(STATED TASK)
Don't include pictures. Quote the lines below from the first through the line that contains "dash = (0, (3.6, 2.2))".

(DATA SECTION)
.....

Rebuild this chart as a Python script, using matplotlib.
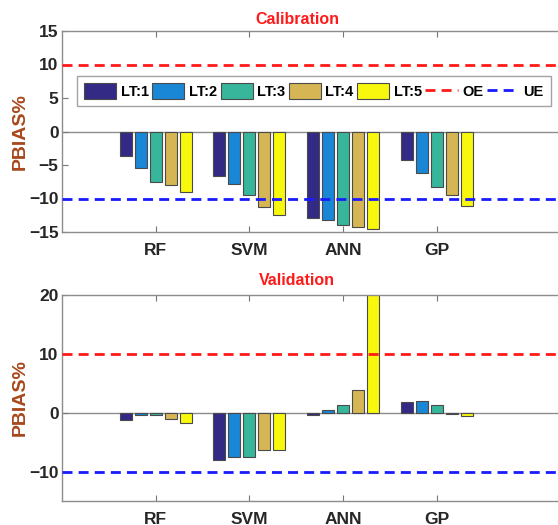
import numpy as np
import matplotlib
matplotlib.use('Agg')
from matplotlib import pyplot as plt
from matplotlib.patches import Patch
from matplotlib.lines import Line2D

plt.rcParams['font.family'] = ['Liberation Sans', 'DejaVu Sans']
plt.rcParams['font.weight'] = 'bold'

# data
models = ['RF', 'SVM', 'ANN', 'GP']
lead_times = ['LT:1', 'LT:2', 'LT:3', 'LT:4', 'LT:5']
calib = [
    [-3.6, -6.6, -12.9, -4.3],   # LT:1
    [-5.4, -7.9, -13.2, -6.2],   # LT:2
    [-7.5, -9.5, -13.9, -8.3],   # LT:3
    [-8.0, -11.2, -14.3, -9.5],  # LT:4
    [-9.0, -12.5, -14.6, -11.1], # LT:5
]
valid = [
    [-1.2, -8.1, -0.4, 1.75],
    [-0.4, -7.45, 0.5, 2.0],
    [-0.35, -7.55, 1.25, 1.35],
    [-1.0, -6.3, 3.9, -0.3],
    [-1.8, -6.3, 21.0, -0.55],
]
oe_level = 10
ue_level = -10

colors = ['#332a86', '#1a86d6', '#38b69b', '#d6b654', '#f8f80f']
dash = (0, (3.6, 2.2))

fig = plt.figure(figsize=(5.58, 5.25), dpi=100)
ax1 = fig.add_axes([62/558, 1-232/525, 562/558, 201/525])
ax2 = fig.add_axes([62/558, 1-501/525, 562/558, 206/525])

x = np.arange(1, len(models)+1)
width = 0.13
step = 0.16


def draw_panel(ax, data, ylim, yticks, title, tpad):
    ax.axhline(0, color='#8c8c8c', lw=1.0, zorder=1)
    for i, vals in enumerate(data):
        ax.bar(x + (i-2)*step, vals, width, color=colors[i],
               edgecolor='#4a4a4a', linewidth=0.8, zorder=2)
    ax.axhline(oe_level, color='#ff1a1a', lw=2, ls=dash, zorder=3)
    ax.axhline(ue_level, color='#1a1aff', lw=2, ls=dash, zorder=3)
    ax.set_xlim(0, 6)
    ax.set_ylim(*ylim)
    ax.set_yticks(yticks)
    ax.set_xticks(x)
    ax.set_xticklabels(models)
    ax.tick_params(axis='both', direction='in', length=4, width=0.8,
                   color='#777777', labelcolor='#262626', labelsize=12.5,
                   top=True)
    ax.tick_params(axis='x', pad=8)
    ax.tick_params(axis='y', pad=2.5)
    for s in ax.spines.values():
        s.set_color('#8c8c8c')
        s.set_linewidth(1.0)
    ax.set_ylabel('PBIAS%', color='#a8471c', fontsize=14, fontweight='bold')
    ax.yaxis.set_label_coords(-0.06, 0.5)
    ax.set_title(title, color='#ff1a1a', fontsize=11.5, fontweight='bold',
                 x=0.418, pad=tpad)


draw_panel(ax1, calib, (-15, 15), [-15, -10, -5, 0, 5, 10, 15], 'Calibration', 5)
draw_panel(ax2, valid, (-15, 20), [-10, 0, 10, 20], 'Validation', 7.5)

handles = [Patch(facecolor=c, edgecolor='#4a4a4a', linewidth=0.8) for c in colors]
handles += [Line2D([], [], color='#ff1a1a', lw=2, ls=dash),
            Line2D([], [], color='#1a1aff', lw=2, ls=dash)]
labels = lead_times + ['OE', 'UE']
leg = fig.legend(handles, labels, ncol=7, loc='upper left',
                 bbox_to_anchor=(77/558, 1-76/525), prop={'weight': 'bold', 'size': 10.5},
                 handlelength=2.2, handleheight=1.3, handletextpad=0.3,
                 columnspacing=0.25, borderpad=0.5, fancybox=False,
                 frameon=True, edgecolor='#8c8c8c', borderaxespad=0)
leg.get_frame().set_linewidth(1.0)

fig.savefig('out.png', dpi=100)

.....

(SOLUTION)
Rebuild this chart as a Python script, using matplotlib.
import numpy as np
import matplotlib
matplotlib.use('Agg')
from matplotlib import pyplot as plt
from matplotlib.patches import Patch
from matplotlib.lines import Line2D

plt.rcParams['font.family'] = ['Liberation Sans', 'DejaVu Sans']
plt.rcParams['font.weight'] = 'bold'

# data
models = ['RF', 'SVM', 'ANN', 'GP']
lead_times = ['LT:1', 'LT:2', 'LT:3', 'LT:4', 'LT:5']
calib = [
    [-3.6, -6.6, -12.9, -4.3],   # LT:1
    [-5.4, -7.9, -13.2, -6.2],   # LT:2
    [-7.5, -9.5, -13.9, -8.3],   # LT:3
    [-8.0, -11.2, -14.3, -9.5],  # LT:4
    [-9.0, -12.5, -14.6, -11.1], # LT:5
]
valid = [
    [-1.2, -8.1, -0.4, 1.75],
    [-0.4, -7.45, 0.5, 2.0],
    [-0.35, -7.55, 1.25, 1.35],
    [-1.0, -6.3, 3.9, -0.3],
    [-1.8, -6.3, 21.0, -0.55],
]
oe_level = 10
ue_level = -10

colors = ['#332a86', '#1a86d6', '#38b69b', '#d6b654', '#f8f80f']
dash = (0, (3.6, 2.2))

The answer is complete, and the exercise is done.